Some of the guards, when they take me to the visiting barracks, ask me very respectfully: "Herr Zündel, wie können Sie das aushalten?" ["Mr. Zündel, how can you bear it?"] I tell them about American and Canadian prisons and the life and low-lifes there, the brutality, the lousy food, and then I tell them that I am relieved to see how humane they, the German guards, have remained. Ingrid, it's in moments like those that one gets a fleeting, almost ephemeral whisp, a mere glimpse, of what is meant by Volksgemeinschaft [belonging one's folk] - a sense of togetherness, of shared, unarticulated Gemeinsamkeiten [things we have in common] - things that we Germans feel amongst ourselves when we celebrate German Christmas - like you described so movingly with your grandmother and that burning twig.

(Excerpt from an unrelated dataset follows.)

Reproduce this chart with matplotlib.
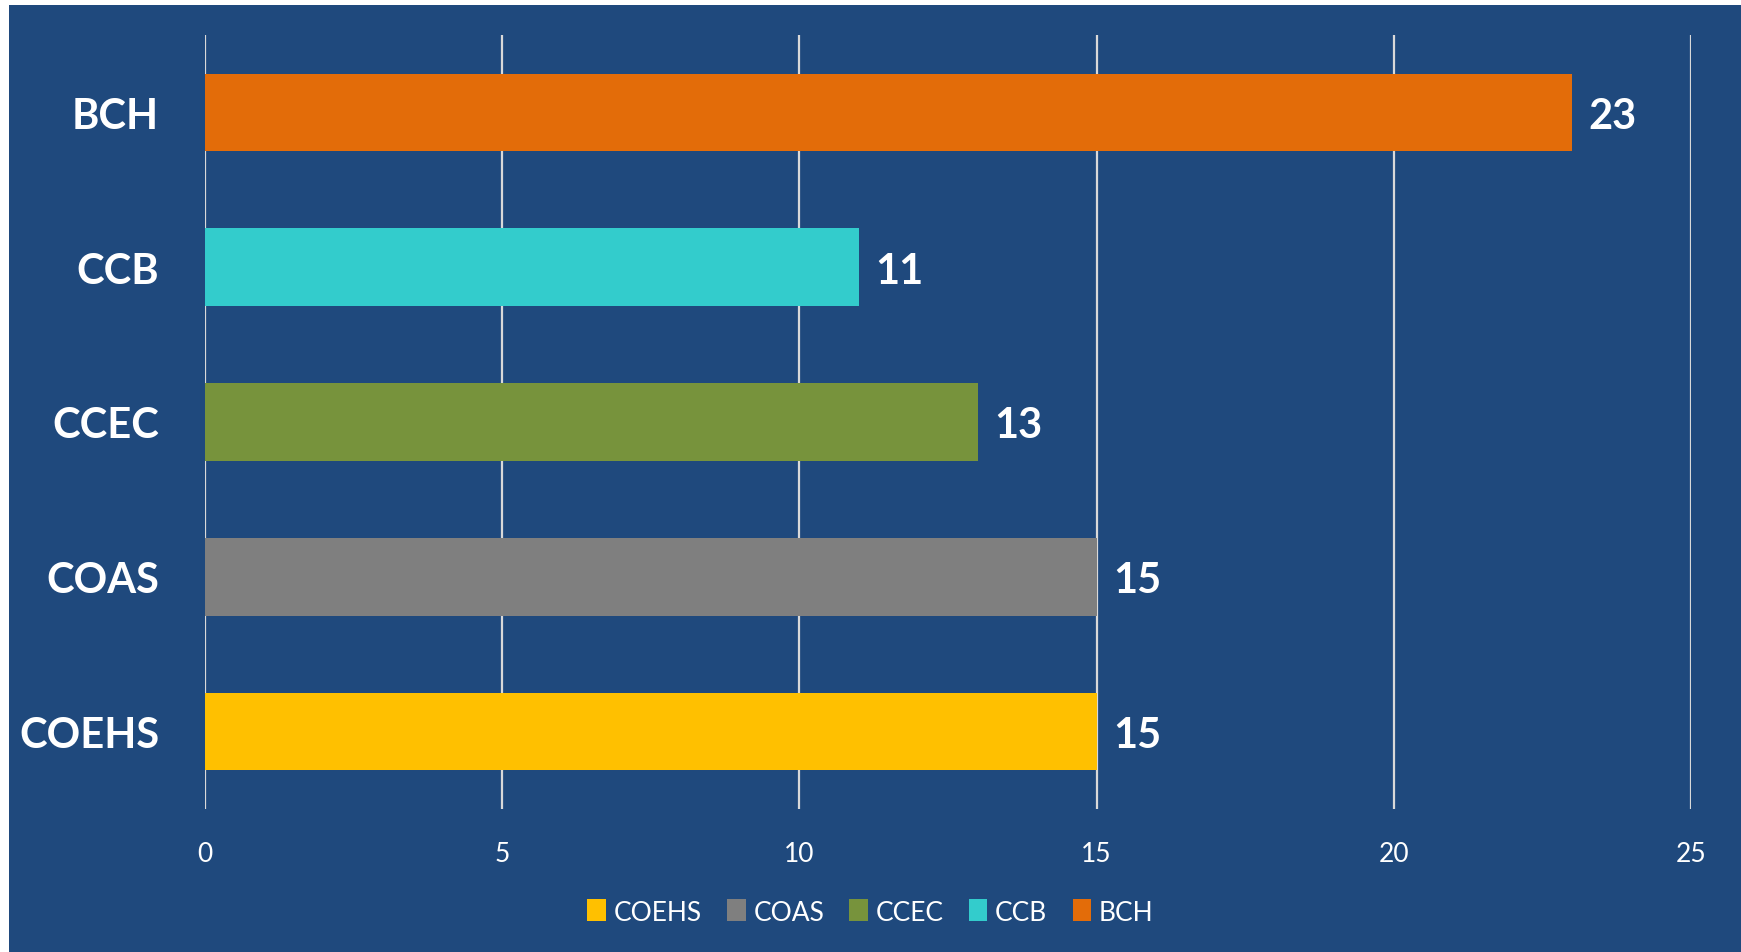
import matplotlib
matplotlib.use("Agg")
import matplotlib.pyplot as plt
from matplotlib.patches import Rectangle, Patch

categories = ["COEHS", "COAS", "CCEC", "CCB", "BCH"]
values = [15, 15, 13, 11, 23]
colors = ["#FFC000", "#7F7F7F", "#77933C", "#33CCCC", "#E36C09"]
xticks = [0, 5, 10, 15, 20, 25]

W, H = 1741, 953
fig = plt.figure(figsize=(W / 100, H / 100), dpi=100)
fig.patch.set_facecolor("white")
bg = "#1F497D"
fig.patches.append(Rectangle((9 / W, 0), 1 - 9 / W, 1 - 6 / H, transform=fig.transFigure,
                             facecolor=bg, edgecolor="none", zorder=-10))

ax = fig.add_axes([205 / W, 1 - 810 / H, (1691 - 205) / W, (810 - 36) / H])
ax.set_facecolor("none")
font = "Lato"

ypos = list(range(len(categories)))
ax.barh(ypos, values, height=0.5, color=colors, zorder=3)
ax.set_xlim(0, 25)
ax.set_ylim(-0.5, 4.5)
ax.set_xticks(xticks)
ax.set_xticklabels([str(t) for t in xticks], fontsize=19, color="white", family=font)
ax.set_yticks(ypos)
ax.set_yticklabels(categories, fontsize=30, color="white", fontweight="bold", family=font)
ax.tick_params(axis="x", length=0, pad=23)
ax.tick_params(axis="y", length=0, pad=33)
for s in ax.spines.values():
    s.set_visible(False)
ax.grid(axis="x", color="#D9D9D9", linewidth=1.6, zorder=1)
ax.grid(axis="y", visible=False)

for y, v in zip(ypos, values):
    ax.annotate(str(v), (v, y), xytext=(12, 0), textcoords="offset points",
                va="center_baseline", ha="left", fontsize=30, fontweight="bold",
                color="white", family=font)

handles = [Patch(facecolor=c, edgecolor="none", label=l) for c, l in zip(colors, categories)]
leg = fig.legend(handles=handles, loc="center", bbox_to_anchor=(0.5, 1 - 913 / H),
                 ncol=5, frameon=False, handlelength=0.7, handleheight=0.9,
                 handletextpad=0.3, columnspacing=0.95, prop={"family": font, "size": 19})
for t in leg.get_texts():
    t.set_color("white")

fig.savefig("out.png", dpi=100, facecolor=fig.get_facecolor())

Every once in a while a soul-string is tugged and resonates ever so briefly, and a guard wants to know: "What is it that you know that is so feared by the system?" Ingrid, those are very precious moments because they show to me that the embers are still glimmering away, and then I let loose with Pure Zundelism and watch my artillery barrage land right on target in the depths of their souls - and I KNOW, Ingrid, by their reaction that I have not lost the magic touch. It's an uplifting feeling, for I know that the time will come when that "KNOWING" will be treated like a national resource. I know it as certain as I am writing these lines and my name is Ernst Zündel in this INCARNATION!
 
I also know that something is being worked out in the scheme of things. Something is germinating as though a new Thing is gestating - as in a pregnancy. One dares not artificially induce premature labor and thereby cause an abortion or a damaged, imperfect new birth!
 
Sweetheart, I don't know yet what it is! But I know that it is, and if we, you and I, are careful and listen into ourselves very attentively, listen to our inner selves, it will manifest itself to us exactly what it is that wants to be born. We must not allow earthly pain, loneliness, misunderstandings, past hurts and jealousies thwart this process. Maybe to most people this sounds like pretty esoteric stuff, like a pipe dream of a man in prison. Of course I have dreams. I have visions of the country meadows with the apple trees in blossom and the golden-haired children frolicking amongst the wildflowers while chasing after butterflies. I recall that pungent smell of flowing sap in those magnificent Southern pines on the Dream House Mountain Bench. But, Ingrid, this THING, this instinctively felt ambience is something different, almost as if out of a different dimension in space and time, something cosmic!
 
Thanks to the isolation and the now much better food, the glorious music, the quiet, I am becoming the Ernst Zundel I was obviously meant to be. In all humility I say to you, my wife, lover, and friend - it is awesome!
To hell with the rest of the world! This is the new world coming!